_Stated goal_
Without any pictures, restate the lines from the one containing "Emit a web page" to the one containing "const yMinor = d3.range(0.84, 1.02001, 0.005).map(v", word for word, ends included.

::: Given records

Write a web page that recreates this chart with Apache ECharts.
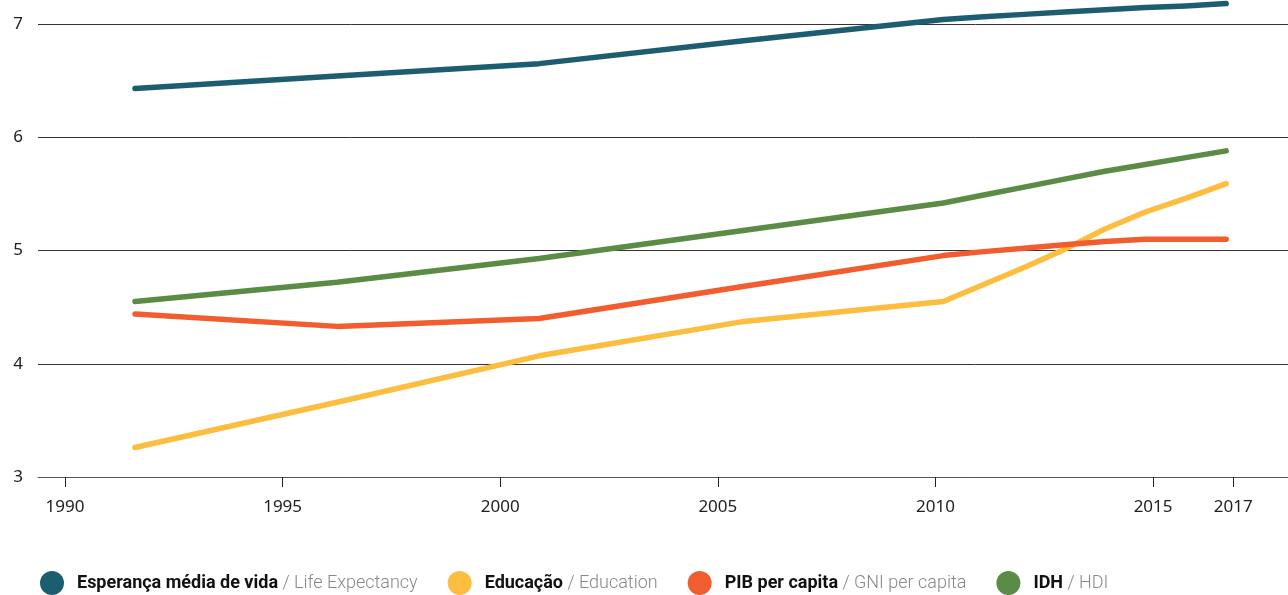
<!DOCTYPE html>
<html>
<head>
<meta charset="utf-8">
<script src="https://cdn.jsdelivr.net/npm/echarts@6/dist/echarts.min.js"></script>
<style>
  html, body { margin: 0; padding: 0; background: #fff; }
  #chart { width: 1288px; height: 595px; }
</style>
</head>
<body>
<div id="chart"></div>
<script>
// Years of observation
const years = [1990, 1995, 2000, 2005, 2010, 2011, 2012, 2013, 2014, 2015, 2016, 2017];

// Index values per series
const lifeExpectancy = [6.43, 6.54, 6.65, 6.85, 7.04, 7.065, 7.085, 7.105, 7.125, 7.145, 7.16, 7.18];
const education      = [3.26, 3.66, 4.07, 4.37, 4.55, 4.70, 4.85, 5.01, 5.19, 5.34, 5.46, 5.59];
const gniPerCapita   = [4.44, 4.33, 4.40, 4.68, 4.955, 4.99, 5.02, 5.05, 5.08, 5.10, 5.10, 5.10];
const hdi            = [4.55, 4.72, 4.93, 5.175, 5.42, 5.49, 5.56, 5.63, 5.70, 5.76, 5.82, 5.88];

// Series names (Portuguese / English)
const namesPt = ['Esperança média de vida', 'Educação', 'PIB per capita', 'IDH'];
const namesEn = ['Life Expectancy', 'Education', 'GNI per capita', 'HDI'];

// Axis tick labels
const xTickLabels = ['1990', '1995', '2000', '2005', '2010', '2015', '2017'];
const xTickPositions = [1990, 1995, 2000, 2005, 2010, 2015, 2016.84];

const colors = ['#1c5e70', '#fdbd3e', '#f15d2f', '#5b8c45'];
const seriesValues = [lifeExpectancy, education, gniPerCapita, hdi];

const chart = echarts.init(document.getElementById('chart'), null, { renderer: 'canvas' });

const series = seriesValues.map((vals, i) => ({
  name: namesPt[i],
  type: 'line',
  xAxisIndex: 1,
  data: years.map((y, k) => [y, vals[k]]),
  showSymbol: false,
  symbol: 'circle',
  clip: false,
  lineStyle: { color: colors[i], width: 5.5, cap: 'round', join: 'round' },
  itemStyle: { color: colors[i] },
  emphasis: { disabled: true },
  animation: false
}));

const option = {
  backgroundColor: '#fff',
  animation: false,
  grid: { left: 38, right: 0, top: 24, bottom: 118, containLabel: false },
  xAxis: [
    {
      type: 'value',
      min: 1989.38,
      max: 2018.10,
      axisLine: { show: true, lineStyle: { color: '#555', width: 1 } },
      axisTick: {
        show: true,
        customValues: xTickPositions,
        length: 10,
        lineStyle: { color: '#222', width: 1 }
      },
      axisLabel: {
        customValues: xTickPositions,
        formatter: v => xTickLabels[xTickPositions.indexOf(v)] ?? '',
        margin: 22,
        fontFamily: 'Noto Sans',
        fontSize: 17,
        color: '#222'
      },
      splitLine: { show: false }
    },
    {
      type: 'value',
      min: 1987.60,
      max: 2018.53,
      show: false
    }
  ],
  yAxis: {
    type: 'value',
    min: 3,
    max: 7,
    interval: 1,
    axisLine: { show: false },
    axisTick: { show: false },
    axisLabel: {
      margin: 15,
      fontFamily: 'Noto Sans',
      fontSize: 17,
      color: '#222'
    },
    splitLine: { show: true, lineStyle: { color: '#333', width: 1 } }
  },
  legend: {
    left: 40,
    top: 571,
    padding: 0,
    icon: 'circle',
    itemWidth: 24,
    itemHeight: 24,
    itemGap: 30,
    selectedMode: false,
    data: namesPt,
    formatter: name => {
      const i = namesPt.indexOf(name);
      return '{pt|' + name + '}{en| / ' + namesEn[i] + '}';
    },
    textStyle: {
      padding: [0, 0, 0, 8],
      rich: {
        pt: { fontFamily: 'Roboto', fontWeight: 'bold', fontSize: 18, color: '#111' },
        en: { fontFamily: 'Roboto', fontWeight: 300, fontSize: 18, color: '#888' }
      }
    }
  },
  series: series
};

chart.setOption(option);
</script>
</body>
</html>
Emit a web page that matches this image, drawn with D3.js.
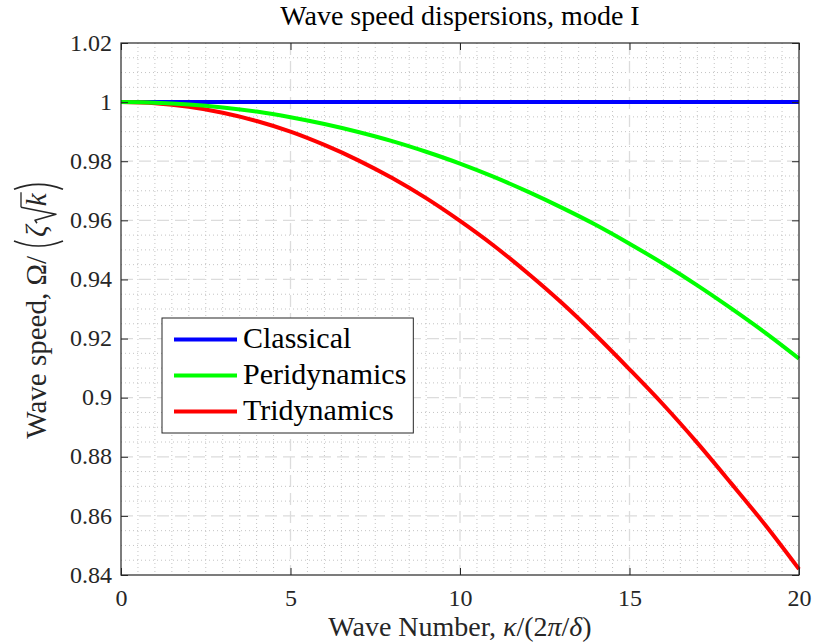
<!DOCTYPE html>
<html>
<head>
<meta charset="utf-8">
<script src="https://cdn.jsdelivr.net/npm/d3@7"></script>
<style>
  html, body { margin: 0; padding: 0; background: #ffffff; }
  svg { display: block; }
  svg text { font-family: "Liberation Serif", "DejaVu Serif", serif !important; }
</style>
</head>
<body>
<svg id="chart" width="815" height="642"></svg>
<script>
// Normalised wave number κ/(2π/δ)
const waveNumber = [0, 1, 2, 3, 4, 5, 6, 7, 8, 9, 10, 11, 12, 13, 14, 15, 16, 17, 18, 19, 20];

// Normalised wave speed Ω/(ζ√k) for each model
const classical = [1, 1, 1, 1, 1, 1, 1, 1, 1, 1, 1, 1, 1, 1, 1, 1, 1, 1, 1, 1, 1];
const peridynamics = [1.0000, 0.9998, 0.9992, 0.9982, 0.9968, 0.9949, 0.9926, 0.9899, 0.9868, 0.9832,
                      0.9792, 0.9747, 0.9697, 0.9643, 0.9585, 0.9521, 0.9453, 0.9380, 0.9302, 0.9220, 0.9132];
const tridynamics = [1.0000, 0.9996, 0.9984, 0.9964, 0.9936, 0.9900, 0.9855, 0.9803, 0.9743, 0.9675,
                     0.9598, 0.9514, 0.9421, 0.9321, 0.9212, 0.9096, 0.8976, 0.8847, 0.8710, 0.8570, 0.8420];

const seriesNames = ["Classical", "Peridynamics", "Tridynamics"];
const seriesColors = ["#0000ff", "#00ff00", "#ff0000"];

const xTicks = [0, 5, 10, 15, 20];
const xTickLabels = ["0", "5", "10", "15", "20"];
const yTicks = [0.84, 0.86, 0.88, 0.9, 0.92, 0.94, 0.96, 0.98, 1, 1.02];
const yTickLabels = ["0.84", "0.86", "0.88", "0.9", "0.92", "0.94", "0.96", "0.98", "1", "1.02"];

const titleText = "Wave speed dispersions, mode I";

const FONT = "'Liberation Serif', 'DejaVu Serif', serif";
const svg = d3.select("#chart").attr("font-family", FONT);
const W = 815, H = 642;
const plot = { left: 121, right: 799, top: 43, bottom: 575 };
const axisColor = "#262626";

const x = d3.scaleLinear().domain([0, 20]).range([plot.left, plot.right]);
const y = d3.scaleLinear().domain([0.84, 1.02]).range([plot.bottom, plot.top]);

svg.append("rect").attr("width", W).attr("height", H).attr("fill", "#ffffff");

// ---- grid: minor dotted, major dashed ----
const grid = svg.append("g");
const isMajorX = v => xTicks.some(t => Math.abs(t - v) < 1e-9);
const isMajorY = v => yTicks.some(t => Math.abs(t - v) < 1e-9);
const xMinor = d3.range(0, 20.0001, 0.5).filter(v => !isMajorX(v));
const yMinor = d3.range(0.84, 1.02001, 0.005).map(v => +v.toFixed(3)).filter(v => !isMajorY(v));

grid.selectAll(".xminor").data(xMinor).join("line")
  .attr("x1", d => x(d)).attr("x2", d => x(d))
  .attr("y1", plot.top).attr("y2", plot.bottom)
  .attr("stroke", "#c4c4c4").attr("stroke-width", 1)
  .attr("stroke-dasharray", "1,3");
grid.selectAll(".yminor").data(yMinor).join("line")
  .attr("y1", d => y(d)).attr("y2", d => y(d))
  .attr("x1", plot.left).attr("x2", plot.right)
  .attr("stroke", "#c4c4c4").attr("stroke-width", 1)
  .attr("stroke-dasharray", "1,3");
grid.selectAll(".xmajor").data(xTicks.slice(1, -1)).join("line")
  .attr("x1", d => x(d)).attr("x2", d => x(d))
  .attr("y1", plot.top).attr("y2", plot.bottom)
  .attr("stroke", "#dcdcdc").attr("stroke-width", 1.3)
  .attr("stroke-dasharray", "12,6");
grid.selectAll(".ymajor").data(yTicks.slice(1, -1)).join("line")
  .attr("y1", d => y(d)).attr("y2", d => y(d))
  .attr("x1", plot.left).attr("x2", plot.right)
  .attr("stroke", "#dcdcdc").attr("stroke-width", 1.3)
  .attr("stroke-dasharray", "12,6");

// ---- curves ----
const line = d3.line()
  .x((d, i) => x(waveNumber[i]))
  .y(d => y(d))
  .curve(d3.curveMonotoneX);

const curves = svg.append("g").attr("fill", "none").attr("stroke-width", 4)
  .attr("stroke-linejoin", "round");
// drawing order: classical, tridynamics, peridynamics
[[classical, 0], [tridynamics, 2], [peridynamics, 1]].forEach(([vals, k]) => {
  curves.append("path").attr("d", line(vals)).attr("stroke", seriesColors[k]);
});

// ---- axes ----
const tickLen = 7;
const gx = svg.append("g").attr("transform", `translate(0,${plot.bottom})`)
  .call(d3.axisBottom(x).tickValues(xTicks).tickFormat((d, i) => xTickLabels[i])
    .tickSizeInner(-tickLen).tickSizeOuter(0).tickPadding(14));
const gy = svg.append("g").attr("transform", `translate(${plot.left},0)`)
  .call(d3.axisLeft(y).tickValues(yTicks).tickFormat((d, i) => yTickLabels[i])
    .tickSizeInner(-tickLen).tickSizeOuter(0).tickPadding(9));
const gxTop = svg.append("g").attr("transform", `translate(0,${plot.top})`)
  .call(d3.axisTop(x).tickValues(xTicks).tickFormat("")
    .tickSizeInner(-tickLen).tickSizeOuter(0));
const gyRight = svg.append("g").attr("transform", `translate(${plot.right},0)`)
  .call(d3.axisRight(y).tickValues(yTicks).tickFormat("")
    .tickSizeInner(-tickLen).tickSizeOuter(0));

[gx, gy, gxTop, gyRight].forEach(g => {
  g.attr("font-family", FONT).attr("font-size", 24);
  g.select(".domain").remove();
  g.selectAll(".tick line").attr("stroke", axisColor).attr("stroke-width", 1);
  g.selectAll(".tick text").attr("fill", axisColor);
});
gy.selectAll(".tick text").attr("dy", "0.3em");

svg.append("rect")
  .attr("x", plot.left).attr("y", plot.top)
  .attr("width", plot.right - plot.left).attr("height", plot.bottom - plot.top)
  .attr("fill", "none").attr("stroke", axisColor).attr("stroke-width", 1.2);

// ---- title ----
svg.append("text")
  .attr("x", (plot.left + plot.right) / 2).attr("y", 25)
  .attr("text-anchor", "middle")
  .attr("fill", "#000")
  .attr("font-size", 28)
  .text(titleText);

// ---- x label ----
const xl = svg.append("text")
  .attr("x", (plot.left + plot.right) / 2).attr("y", 636)
  .attr("text-anchor", "middle")
  .attr("fill", axisColor)
  .attr("font-size", 28);
xl.append("tspan").text("Wave Number, ");
xl.append("tspan").attr("font-style", "italic").text("κ");
xl.append("tspan").text("/(2");
xl.append("tspan").attr("font-style", "italic").text("π");
xl.append("tspan").text("/");
xl.append("tspan").attr("font-style", "italic").text("δ");
xl.append("tspan").text(")");

// ---- y label: Wave speed, Ω/(ζ√k) ----
const F = 29;
const yl = svg.append("g")
  .attr("transform", `translate(46,${(plot.top + plot.bottom) / 2}) rotate(-90)`)
  .attr("fill", axisColor);
const inner = yl.append("g");
let u = 0;
function piece(str, italic) {
  const t = inner.append("text").attr("x", u).attr("y", 0)
    .attr("font-size", F)
    .attr("font-style", italic ? "italic" : "normal")
    .text(str);
  u += t.node().getComputedTextLength();
  return t;
}
piece("Wave speed, Ω/", false);
u += 6;
// left parenthesis
inner.append("path")
  .attr("d", `M${u + 9},-32 Q${u - 1},-7.5 ${u + 9},17`)
  .attr("fill", "none").attr("stroke", axisColor).attr("stroke-width", 1.6);
u += 13;
piece("ζ", true);
u += 2;
// radical sign with bar over k
const r0 = u;
inner.append("path")
  .attr("d", `M${r0},-9 L${r0 + 3},-11 L${r0 + 9},10 L${r0 + 16},-25`)
  .attr("fill", "none").attr("stroke", axisColor).attr("stroke-width", 1.5)
  .attr("stroke-linejoin", "round");
u += 17;
piece("k", true);
inner.append("line")
  .attr("x1", r0 + 16).attr("x2", u + 1)
  .attr("y1", -25).attr("y2", -25)
  .attr("stroke", axisColor).attr("stroke-width", 1.3);
u += 4;
// right parenthesis
inner.append("path")
  .attr("d", `M${u},-32 Q${u + 10},-7.5 ${u},17`)
  .attr("fill", "none").attr("stroke", axisColor).attr("stroke-width", 1.6);
u += 10;
inner.attr("transform", `translate(${-u / 2},0)`);

// ---- legend ----
const legend = svg.append("g");
const legLeft = 162, legTop = 318;
const rowY = [339.5, 375.5, 411.5];
const items = legend.selectAll(".item").data(seriesNames).join("g");
items.append("line")
  .attr("x1", 174).attr("x2", 237)
  .attr("y1", (d, i) => rowY[i]).attr("y2", (d, i) => rowY[i])
  .attr("stroke", (d, i) => seriesColors[i]).attr("stroke-width", 4);
const labels = items.append("text")
  .attr("x", 243).attr("y", (d, i) => rowY[i] + 8.5)
  .attr("fill", "#000")
  .attr("font-size", 30)
  .text(d => d);
const maxW = d3.max(labels.nodes(), n => n.getComputedTextLength());
legend.insert("rect", ":first-child")
  .attr("x", legLeft).attr("y", legTop)
  .attr("width", 243 + maxW + 7 - legLeft).attr("height", 433 - legTop)
  .attr("fill", "#ffffff").attr("stroke", axisColor).attr("stroke-width", 1);
</script>
</body>
</html>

::::::

_Correct output_
Emit a web page that matches this image, drawn with D3.js.
<!DOCTYPE html>
<html>
<head>
<meta charset="utf-8">
<script src="https://cdn.jsdelivr.net/npm/d3@7"></script>
<style>
  html, body { margin: 0; padding: 0; background: #ffffff; }
  svg { display: block; }
  svg text { font-family: "Liberation Serif", "DejaVu Serif", serif !important; }
</style>
</head>
<body>
<svg id="chart" width="815" height="642"></svg>
<script>
// Normalised wave number κ/(2π/δ)
const waveNumber = [0, 1, 2, 3, 4, 5, 6, 7, 8, 9, 10, 11, 12, 13, 14, 15, 16, 17, 18, 19, 20];

// Normalised wave speed Ω/(ζ√k) for each model
const classical = [1, 1, 1, 1, 1, 1, 1, 1, 1, 1, 1, 1, 1, 1, 1, 1, 1, 1, 1, 1, 1];
const peridynamics = [1.0000, 0.9998, 0.9992, 0.9982, 0.9968, 0.9949, 0.9926, 0.9899, 0.9868, 0.9832,
                      0.9792, 0.9747, 0.9697, 0.9643, 0.9585, 0.9521, 0.9453, 0.9380, 0.9302, 0.9220, 0.9132];
const tridynamics = [1.0000, 0.9996, 0.9984, 0.9964, 0.9936, 0.9900, 0.9855, 0.9803, 0.9743, 0.9675,
                     0.9598, 0.9514, 0.9421, 0.9321, 0.9212, 0.9096, 0.8976, 0.8847, 0.8710, 0.8570, 0.8420];

const seriesNames = ["Classical", "Peridynamics", "Tridynamics"];
const seriesColors = ["#0000ff", "#00ff00", "#ff0000"];

const xTicks = [0, 5, 10, 15, 20];
const xTickLabels = ["0", "5", "10", "15", "20"];
const yTicks = [0.84, 0.86, 0.88, 0.9, 0.92, 0.94, 0.96, 0.98, 1, 1.02];
const yTickLabels = ["0.84", "0.86", "0.88", "0.9", "0.92", "0.94", "0.96", "0.98", "1", "1.02"];

const titleText = "Wave speed dispersions, mode I";

const FONT = "'Liberation Serif', 'DejaVu Serif', serif";
const svg = d3.select("#chart").attr("font-family", FONT);
const W = 815, H = 642;
const plot = { left: 121, right: 799, top: 43, bottom: 575 };
const axisColor = "#262626";

const x = d3.scaleLinear().domain([0, 20]).range([plot.left, plot.right]);
const y = d3.scaleLinear().domain([0.84, 1.02]).range([plot.bottom, plot.top]);

svg.append("rect").attr("width", W).attr("height", H).attr("fill", "#ffffff");

// ---- grid: minor dotted, major dashed ----
const grid = svg.append("g");
const isMajorX = v => xTicks.some(t => Math.abs(t - v) < 1e-9);
const isMajorY = v => yTicks.some(t => Math.abs(t - v) < 1e-9);
const xMinor = d3.range(0, 20.0001, 0.5).filter(v => !isMajorX(v));
const yMinor = d3.range(0.84, 1.02001, 0.005).map(v => +v.toFixed(3)).filter(v => !isMajorY(v));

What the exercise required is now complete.